━━━ Provided records ━━━

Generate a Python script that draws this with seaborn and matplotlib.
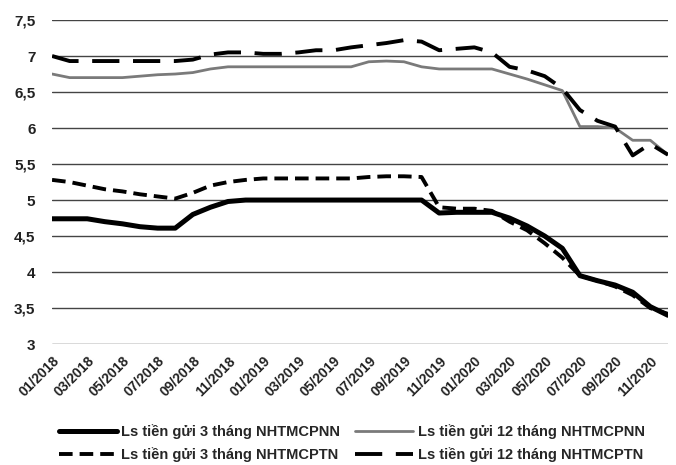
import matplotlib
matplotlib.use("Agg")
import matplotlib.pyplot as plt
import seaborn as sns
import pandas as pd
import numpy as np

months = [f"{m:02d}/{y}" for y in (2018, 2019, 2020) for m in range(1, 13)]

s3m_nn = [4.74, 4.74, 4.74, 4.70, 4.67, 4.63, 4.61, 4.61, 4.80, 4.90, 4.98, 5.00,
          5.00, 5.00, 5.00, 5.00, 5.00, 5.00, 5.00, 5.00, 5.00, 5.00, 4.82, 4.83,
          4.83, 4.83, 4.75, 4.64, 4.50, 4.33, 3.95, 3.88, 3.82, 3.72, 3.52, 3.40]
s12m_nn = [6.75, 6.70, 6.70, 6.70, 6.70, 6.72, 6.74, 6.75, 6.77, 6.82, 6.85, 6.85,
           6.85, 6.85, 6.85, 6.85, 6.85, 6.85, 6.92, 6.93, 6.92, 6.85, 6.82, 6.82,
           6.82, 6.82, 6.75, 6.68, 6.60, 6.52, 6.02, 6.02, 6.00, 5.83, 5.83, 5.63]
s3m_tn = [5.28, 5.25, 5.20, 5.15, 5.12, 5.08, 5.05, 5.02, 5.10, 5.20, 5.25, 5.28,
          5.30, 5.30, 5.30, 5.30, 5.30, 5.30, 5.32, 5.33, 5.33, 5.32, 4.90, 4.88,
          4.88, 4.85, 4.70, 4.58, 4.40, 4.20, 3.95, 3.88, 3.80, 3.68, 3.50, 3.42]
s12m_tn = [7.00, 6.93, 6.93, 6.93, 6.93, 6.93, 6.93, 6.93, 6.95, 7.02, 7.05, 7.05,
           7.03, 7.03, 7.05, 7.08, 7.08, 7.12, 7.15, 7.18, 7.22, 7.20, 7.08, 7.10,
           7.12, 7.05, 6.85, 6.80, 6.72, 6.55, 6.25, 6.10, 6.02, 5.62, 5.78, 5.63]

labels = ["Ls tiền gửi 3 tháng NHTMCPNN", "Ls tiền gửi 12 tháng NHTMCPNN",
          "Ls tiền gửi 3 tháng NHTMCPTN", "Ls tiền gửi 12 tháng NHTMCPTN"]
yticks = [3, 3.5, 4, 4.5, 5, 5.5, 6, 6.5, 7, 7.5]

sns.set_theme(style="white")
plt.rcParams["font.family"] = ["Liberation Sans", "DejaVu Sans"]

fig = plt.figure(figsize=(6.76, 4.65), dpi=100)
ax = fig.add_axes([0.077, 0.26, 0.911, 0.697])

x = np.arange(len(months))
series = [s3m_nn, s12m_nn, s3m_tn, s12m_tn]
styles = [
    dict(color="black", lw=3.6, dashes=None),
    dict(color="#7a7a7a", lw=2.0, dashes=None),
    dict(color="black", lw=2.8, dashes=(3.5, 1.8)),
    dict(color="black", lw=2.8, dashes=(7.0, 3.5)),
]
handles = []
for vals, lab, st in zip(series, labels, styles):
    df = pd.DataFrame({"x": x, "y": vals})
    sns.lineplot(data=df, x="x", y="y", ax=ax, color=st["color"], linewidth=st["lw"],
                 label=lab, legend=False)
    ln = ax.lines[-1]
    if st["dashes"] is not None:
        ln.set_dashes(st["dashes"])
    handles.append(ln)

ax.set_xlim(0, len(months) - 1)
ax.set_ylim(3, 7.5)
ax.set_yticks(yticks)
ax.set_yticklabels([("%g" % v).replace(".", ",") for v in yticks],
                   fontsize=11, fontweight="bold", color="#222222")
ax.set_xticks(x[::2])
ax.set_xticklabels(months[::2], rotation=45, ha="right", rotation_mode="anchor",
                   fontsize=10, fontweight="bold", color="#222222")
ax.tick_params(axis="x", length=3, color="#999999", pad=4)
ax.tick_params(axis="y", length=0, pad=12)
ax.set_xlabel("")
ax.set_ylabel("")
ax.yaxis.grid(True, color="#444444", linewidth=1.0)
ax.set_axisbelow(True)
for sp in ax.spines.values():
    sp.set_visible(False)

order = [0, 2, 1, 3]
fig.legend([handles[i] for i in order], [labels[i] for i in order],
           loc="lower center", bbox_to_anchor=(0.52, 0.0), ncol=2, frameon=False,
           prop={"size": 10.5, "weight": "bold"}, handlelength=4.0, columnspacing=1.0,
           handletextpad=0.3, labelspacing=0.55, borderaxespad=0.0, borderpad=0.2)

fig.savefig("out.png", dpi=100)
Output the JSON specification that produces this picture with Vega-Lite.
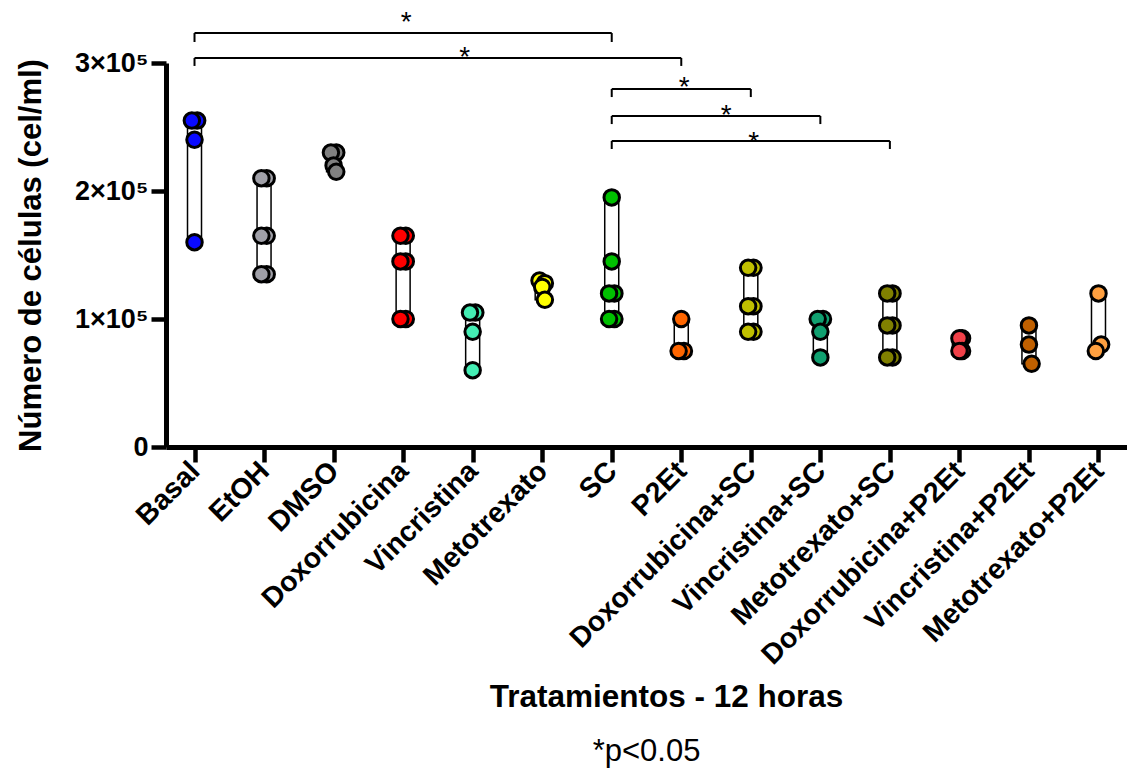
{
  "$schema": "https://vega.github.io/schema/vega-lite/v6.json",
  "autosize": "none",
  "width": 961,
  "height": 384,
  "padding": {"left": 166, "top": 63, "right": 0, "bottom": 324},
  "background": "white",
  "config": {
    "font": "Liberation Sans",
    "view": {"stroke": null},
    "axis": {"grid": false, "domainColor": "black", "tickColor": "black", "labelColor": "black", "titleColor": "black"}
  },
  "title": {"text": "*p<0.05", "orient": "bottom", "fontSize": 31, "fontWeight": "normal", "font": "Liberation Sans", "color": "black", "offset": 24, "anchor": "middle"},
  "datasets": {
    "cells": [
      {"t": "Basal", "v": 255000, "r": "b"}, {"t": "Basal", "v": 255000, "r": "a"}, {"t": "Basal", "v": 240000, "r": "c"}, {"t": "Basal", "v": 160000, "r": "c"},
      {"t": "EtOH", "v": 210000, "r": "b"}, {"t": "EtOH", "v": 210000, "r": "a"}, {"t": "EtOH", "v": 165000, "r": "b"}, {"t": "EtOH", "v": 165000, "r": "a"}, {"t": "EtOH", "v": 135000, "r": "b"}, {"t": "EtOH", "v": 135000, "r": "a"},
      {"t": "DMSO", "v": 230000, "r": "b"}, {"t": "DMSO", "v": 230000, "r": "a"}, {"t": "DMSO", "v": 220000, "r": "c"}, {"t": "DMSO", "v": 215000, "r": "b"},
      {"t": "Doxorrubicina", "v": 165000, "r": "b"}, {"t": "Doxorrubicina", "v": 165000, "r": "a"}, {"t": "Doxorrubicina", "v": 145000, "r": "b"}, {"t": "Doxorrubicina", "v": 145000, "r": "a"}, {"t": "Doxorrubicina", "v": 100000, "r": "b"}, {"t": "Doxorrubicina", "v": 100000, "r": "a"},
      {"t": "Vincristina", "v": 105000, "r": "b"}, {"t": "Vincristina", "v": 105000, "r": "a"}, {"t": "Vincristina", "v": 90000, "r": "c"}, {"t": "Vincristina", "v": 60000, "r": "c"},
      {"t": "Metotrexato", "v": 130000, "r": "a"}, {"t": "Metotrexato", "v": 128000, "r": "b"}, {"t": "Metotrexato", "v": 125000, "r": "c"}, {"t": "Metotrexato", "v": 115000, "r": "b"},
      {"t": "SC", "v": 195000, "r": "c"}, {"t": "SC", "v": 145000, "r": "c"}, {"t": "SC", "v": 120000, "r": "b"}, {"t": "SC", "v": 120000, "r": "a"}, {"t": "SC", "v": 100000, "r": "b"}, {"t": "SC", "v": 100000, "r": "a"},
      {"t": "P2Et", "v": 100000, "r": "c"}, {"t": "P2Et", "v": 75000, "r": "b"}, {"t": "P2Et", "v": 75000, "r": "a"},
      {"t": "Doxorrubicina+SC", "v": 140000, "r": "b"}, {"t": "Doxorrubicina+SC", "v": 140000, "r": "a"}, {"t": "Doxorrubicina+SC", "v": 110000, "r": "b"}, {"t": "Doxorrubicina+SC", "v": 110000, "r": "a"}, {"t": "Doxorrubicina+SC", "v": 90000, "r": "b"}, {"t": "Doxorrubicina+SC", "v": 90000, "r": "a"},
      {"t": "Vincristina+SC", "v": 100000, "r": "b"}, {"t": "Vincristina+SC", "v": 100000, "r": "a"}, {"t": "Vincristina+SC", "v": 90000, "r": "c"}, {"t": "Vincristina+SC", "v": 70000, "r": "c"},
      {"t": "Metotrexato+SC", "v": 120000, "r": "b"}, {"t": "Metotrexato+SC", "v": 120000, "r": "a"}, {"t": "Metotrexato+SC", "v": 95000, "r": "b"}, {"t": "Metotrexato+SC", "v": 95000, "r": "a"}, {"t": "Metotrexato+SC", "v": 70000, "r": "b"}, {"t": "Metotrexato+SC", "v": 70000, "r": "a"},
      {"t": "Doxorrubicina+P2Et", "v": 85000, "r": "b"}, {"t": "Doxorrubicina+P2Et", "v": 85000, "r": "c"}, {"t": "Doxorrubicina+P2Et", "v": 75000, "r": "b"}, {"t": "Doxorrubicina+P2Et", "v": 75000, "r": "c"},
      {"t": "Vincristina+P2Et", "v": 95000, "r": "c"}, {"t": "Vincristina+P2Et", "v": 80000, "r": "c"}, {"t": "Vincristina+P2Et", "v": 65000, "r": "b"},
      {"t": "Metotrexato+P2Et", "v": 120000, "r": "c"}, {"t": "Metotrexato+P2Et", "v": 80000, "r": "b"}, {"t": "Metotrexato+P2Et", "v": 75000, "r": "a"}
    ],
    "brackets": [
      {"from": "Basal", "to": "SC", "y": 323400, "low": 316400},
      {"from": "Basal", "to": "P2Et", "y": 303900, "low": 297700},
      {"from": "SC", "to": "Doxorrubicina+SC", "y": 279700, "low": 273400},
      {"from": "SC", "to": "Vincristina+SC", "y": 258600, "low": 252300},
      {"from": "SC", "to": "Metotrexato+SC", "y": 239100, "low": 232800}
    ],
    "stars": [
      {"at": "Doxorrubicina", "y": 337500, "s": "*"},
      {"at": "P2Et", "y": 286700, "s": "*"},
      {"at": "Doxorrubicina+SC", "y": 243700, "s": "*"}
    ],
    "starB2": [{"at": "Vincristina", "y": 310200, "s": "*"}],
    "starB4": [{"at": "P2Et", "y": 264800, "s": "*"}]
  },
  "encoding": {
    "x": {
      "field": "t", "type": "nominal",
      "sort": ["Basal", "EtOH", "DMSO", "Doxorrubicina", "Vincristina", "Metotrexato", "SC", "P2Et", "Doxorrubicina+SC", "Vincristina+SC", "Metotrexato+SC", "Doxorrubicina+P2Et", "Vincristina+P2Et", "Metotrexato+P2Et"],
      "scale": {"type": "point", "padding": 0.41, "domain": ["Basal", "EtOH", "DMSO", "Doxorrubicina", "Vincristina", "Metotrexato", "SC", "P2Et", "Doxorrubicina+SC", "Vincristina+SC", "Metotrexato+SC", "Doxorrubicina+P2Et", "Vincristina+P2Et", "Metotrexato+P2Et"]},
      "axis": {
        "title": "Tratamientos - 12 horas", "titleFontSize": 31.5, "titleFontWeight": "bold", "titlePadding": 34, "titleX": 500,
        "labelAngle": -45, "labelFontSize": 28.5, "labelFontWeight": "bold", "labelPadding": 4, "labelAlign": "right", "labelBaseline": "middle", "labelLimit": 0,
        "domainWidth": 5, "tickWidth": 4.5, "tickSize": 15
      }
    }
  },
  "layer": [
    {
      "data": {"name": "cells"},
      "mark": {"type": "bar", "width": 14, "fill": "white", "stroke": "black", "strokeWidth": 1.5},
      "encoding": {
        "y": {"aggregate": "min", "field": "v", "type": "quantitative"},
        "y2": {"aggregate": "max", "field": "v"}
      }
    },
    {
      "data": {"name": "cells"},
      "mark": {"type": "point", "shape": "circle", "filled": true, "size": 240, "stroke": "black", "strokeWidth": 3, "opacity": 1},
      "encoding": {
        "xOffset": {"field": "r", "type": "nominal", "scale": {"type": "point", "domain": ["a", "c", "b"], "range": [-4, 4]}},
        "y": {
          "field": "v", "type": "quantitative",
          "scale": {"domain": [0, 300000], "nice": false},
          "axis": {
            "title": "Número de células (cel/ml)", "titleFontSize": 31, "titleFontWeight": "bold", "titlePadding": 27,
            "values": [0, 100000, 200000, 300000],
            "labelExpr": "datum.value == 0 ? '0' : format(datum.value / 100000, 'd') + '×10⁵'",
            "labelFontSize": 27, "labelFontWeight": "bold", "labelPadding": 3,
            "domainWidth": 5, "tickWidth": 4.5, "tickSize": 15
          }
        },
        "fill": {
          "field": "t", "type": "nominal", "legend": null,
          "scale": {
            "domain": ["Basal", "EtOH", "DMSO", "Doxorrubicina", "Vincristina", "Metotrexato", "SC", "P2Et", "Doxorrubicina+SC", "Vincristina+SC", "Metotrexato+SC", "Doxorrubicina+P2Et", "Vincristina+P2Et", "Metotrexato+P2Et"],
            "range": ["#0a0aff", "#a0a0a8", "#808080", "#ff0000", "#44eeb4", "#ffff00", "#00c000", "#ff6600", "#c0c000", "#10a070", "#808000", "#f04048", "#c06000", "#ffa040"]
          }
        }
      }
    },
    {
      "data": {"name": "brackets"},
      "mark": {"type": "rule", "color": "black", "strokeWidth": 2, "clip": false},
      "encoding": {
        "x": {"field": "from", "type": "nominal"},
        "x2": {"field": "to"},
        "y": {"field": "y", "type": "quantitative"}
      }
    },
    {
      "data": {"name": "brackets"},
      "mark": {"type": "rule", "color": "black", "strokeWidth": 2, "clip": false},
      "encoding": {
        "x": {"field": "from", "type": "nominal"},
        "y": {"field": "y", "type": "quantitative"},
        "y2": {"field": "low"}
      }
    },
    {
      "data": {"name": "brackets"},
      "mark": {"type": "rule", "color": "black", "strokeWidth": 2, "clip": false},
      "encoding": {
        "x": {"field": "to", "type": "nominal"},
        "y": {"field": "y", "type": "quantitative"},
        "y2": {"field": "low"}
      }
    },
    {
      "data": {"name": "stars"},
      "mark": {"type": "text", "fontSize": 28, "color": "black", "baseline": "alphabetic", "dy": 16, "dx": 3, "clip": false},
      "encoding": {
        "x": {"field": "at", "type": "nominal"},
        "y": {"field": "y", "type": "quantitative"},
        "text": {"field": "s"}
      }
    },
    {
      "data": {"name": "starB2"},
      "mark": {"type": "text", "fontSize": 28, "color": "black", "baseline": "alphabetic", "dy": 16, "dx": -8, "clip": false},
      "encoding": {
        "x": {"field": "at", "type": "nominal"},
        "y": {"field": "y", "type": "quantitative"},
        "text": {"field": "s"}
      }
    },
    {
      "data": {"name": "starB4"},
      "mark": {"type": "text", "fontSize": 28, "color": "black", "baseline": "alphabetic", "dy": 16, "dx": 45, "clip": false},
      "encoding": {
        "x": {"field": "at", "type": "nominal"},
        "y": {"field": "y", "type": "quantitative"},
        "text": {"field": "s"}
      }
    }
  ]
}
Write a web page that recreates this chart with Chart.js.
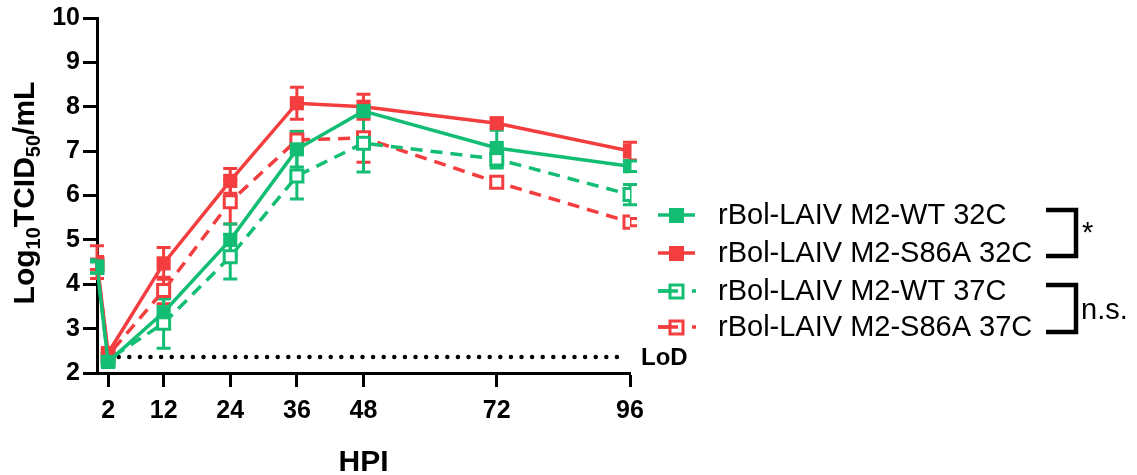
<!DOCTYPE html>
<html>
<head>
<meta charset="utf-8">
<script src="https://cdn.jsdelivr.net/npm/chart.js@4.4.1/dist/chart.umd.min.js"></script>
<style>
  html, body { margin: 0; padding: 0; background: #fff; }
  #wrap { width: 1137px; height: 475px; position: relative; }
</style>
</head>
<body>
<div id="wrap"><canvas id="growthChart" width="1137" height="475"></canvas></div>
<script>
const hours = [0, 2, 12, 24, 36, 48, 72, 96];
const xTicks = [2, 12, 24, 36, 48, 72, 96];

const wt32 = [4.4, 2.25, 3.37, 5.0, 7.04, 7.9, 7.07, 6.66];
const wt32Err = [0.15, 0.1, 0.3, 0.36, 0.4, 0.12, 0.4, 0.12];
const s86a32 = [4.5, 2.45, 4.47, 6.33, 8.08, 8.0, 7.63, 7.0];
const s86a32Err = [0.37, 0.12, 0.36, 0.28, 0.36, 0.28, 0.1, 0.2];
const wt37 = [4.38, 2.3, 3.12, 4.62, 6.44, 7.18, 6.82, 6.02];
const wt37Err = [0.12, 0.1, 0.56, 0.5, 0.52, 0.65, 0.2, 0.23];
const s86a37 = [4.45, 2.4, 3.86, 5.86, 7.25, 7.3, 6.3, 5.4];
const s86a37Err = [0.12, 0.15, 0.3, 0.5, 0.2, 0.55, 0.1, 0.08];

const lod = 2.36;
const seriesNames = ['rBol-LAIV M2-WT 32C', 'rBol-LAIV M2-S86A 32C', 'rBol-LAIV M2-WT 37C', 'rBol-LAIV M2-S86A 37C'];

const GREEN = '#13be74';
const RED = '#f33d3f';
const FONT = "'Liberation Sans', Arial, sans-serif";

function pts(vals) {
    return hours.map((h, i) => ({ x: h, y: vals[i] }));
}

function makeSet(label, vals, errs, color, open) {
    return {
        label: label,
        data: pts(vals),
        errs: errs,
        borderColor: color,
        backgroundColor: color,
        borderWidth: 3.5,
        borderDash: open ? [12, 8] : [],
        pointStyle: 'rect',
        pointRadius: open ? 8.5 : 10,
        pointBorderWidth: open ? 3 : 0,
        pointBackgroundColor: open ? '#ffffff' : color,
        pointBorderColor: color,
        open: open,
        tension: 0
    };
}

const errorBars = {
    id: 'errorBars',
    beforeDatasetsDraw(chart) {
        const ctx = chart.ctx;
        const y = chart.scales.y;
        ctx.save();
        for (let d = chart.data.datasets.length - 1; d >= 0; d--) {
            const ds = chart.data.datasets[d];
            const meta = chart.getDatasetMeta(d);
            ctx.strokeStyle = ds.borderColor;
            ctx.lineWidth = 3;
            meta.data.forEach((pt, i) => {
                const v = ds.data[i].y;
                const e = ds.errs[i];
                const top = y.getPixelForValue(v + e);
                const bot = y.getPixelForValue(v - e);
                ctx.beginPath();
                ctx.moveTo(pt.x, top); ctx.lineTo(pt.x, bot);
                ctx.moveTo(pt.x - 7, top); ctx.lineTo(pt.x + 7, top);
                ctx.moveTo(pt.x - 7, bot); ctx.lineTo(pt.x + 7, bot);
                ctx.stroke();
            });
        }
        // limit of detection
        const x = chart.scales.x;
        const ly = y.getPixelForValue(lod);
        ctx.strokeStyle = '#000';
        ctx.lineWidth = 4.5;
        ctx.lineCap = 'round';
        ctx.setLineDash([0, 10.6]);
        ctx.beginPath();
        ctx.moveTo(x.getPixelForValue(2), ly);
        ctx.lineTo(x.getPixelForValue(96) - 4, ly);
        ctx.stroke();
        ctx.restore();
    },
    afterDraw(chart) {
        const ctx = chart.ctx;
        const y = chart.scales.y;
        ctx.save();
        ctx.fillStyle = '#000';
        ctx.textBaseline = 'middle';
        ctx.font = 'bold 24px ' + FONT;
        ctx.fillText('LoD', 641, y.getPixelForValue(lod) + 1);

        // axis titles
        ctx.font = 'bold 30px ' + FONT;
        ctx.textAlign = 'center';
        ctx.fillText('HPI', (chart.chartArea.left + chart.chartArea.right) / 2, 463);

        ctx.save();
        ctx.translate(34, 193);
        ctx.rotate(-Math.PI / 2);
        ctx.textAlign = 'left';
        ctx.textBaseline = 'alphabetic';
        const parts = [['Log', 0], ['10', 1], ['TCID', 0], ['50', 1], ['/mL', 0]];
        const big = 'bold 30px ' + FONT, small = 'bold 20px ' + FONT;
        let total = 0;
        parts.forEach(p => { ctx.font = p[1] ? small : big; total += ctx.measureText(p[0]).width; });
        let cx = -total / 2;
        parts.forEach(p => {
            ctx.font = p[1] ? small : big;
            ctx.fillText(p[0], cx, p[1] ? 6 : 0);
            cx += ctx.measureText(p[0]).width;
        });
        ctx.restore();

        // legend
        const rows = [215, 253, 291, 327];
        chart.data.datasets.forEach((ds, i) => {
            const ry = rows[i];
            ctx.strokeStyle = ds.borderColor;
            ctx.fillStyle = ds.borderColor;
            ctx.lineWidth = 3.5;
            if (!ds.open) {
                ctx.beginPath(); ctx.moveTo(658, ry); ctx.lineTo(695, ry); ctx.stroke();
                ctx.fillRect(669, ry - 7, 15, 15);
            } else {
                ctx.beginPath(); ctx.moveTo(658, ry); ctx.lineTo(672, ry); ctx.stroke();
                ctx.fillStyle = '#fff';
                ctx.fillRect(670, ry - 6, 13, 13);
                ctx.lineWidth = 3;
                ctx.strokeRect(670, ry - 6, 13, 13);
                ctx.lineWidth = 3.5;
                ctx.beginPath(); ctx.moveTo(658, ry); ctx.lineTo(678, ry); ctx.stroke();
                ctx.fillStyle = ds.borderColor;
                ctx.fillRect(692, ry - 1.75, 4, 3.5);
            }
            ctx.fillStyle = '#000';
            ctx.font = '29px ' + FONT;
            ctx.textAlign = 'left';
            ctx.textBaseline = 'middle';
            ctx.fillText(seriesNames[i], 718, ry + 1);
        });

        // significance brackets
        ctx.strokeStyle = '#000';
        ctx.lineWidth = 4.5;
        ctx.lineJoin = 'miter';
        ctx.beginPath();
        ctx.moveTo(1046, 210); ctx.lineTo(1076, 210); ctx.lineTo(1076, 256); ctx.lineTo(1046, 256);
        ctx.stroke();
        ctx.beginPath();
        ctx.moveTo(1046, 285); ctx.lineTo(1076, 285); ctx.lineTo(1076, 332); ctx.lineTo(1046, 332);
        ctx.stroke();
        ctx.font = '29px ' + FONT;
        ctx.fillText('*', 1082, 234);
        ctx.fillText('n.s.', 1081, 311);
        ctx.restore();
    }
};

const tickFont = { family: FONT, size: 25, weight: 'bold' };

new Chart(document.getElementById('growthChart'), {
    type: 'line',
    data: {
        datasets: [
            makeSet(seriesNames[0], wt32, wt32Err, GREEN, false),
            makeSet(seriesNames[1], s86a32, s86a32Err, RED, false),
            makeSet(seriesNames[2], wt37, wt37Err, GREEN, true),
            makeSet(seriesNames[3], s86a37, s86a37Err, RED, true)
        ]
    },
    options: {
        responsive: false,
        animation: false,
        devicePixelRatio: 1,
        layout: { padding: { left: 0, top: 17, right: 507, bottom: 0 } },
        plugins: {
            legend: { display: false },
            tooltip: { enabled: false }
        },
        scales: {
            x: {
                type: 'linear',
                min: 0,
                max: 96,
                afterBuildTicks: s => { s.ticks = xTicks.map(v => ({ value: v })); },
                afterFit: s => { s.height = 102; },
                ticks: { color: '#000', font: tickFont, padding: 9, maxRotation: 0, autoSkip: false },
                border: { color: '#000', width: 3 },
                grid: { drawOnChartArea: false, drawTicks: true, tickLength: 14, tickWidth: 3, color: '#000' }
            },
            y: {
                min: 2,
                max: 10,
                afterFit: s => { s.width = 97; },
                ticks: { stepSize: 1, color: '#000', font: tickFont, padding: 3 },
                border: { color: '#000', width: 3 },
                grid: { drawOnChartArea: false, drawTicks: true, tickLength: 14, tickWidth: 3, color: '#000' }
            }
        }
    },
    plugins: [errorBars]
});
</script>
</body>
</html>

━━━

Nothing but the lines from the start of the records above through the line with "in range(1, 13)]" should be retyped, each exactly as written; leave out all pictures.

### The output
Generate a Python script that draws this with seaborn and matplotlib.
import matplotlib
matplotlib.use("Agg")
import matplotlib.pyplot as plt
import seaborn as sns
import pandas as pd
import numpy as np

months = [f"{m:02d}/{y}" for y in (2018, 2019, 2020) for m in range(1, 13)]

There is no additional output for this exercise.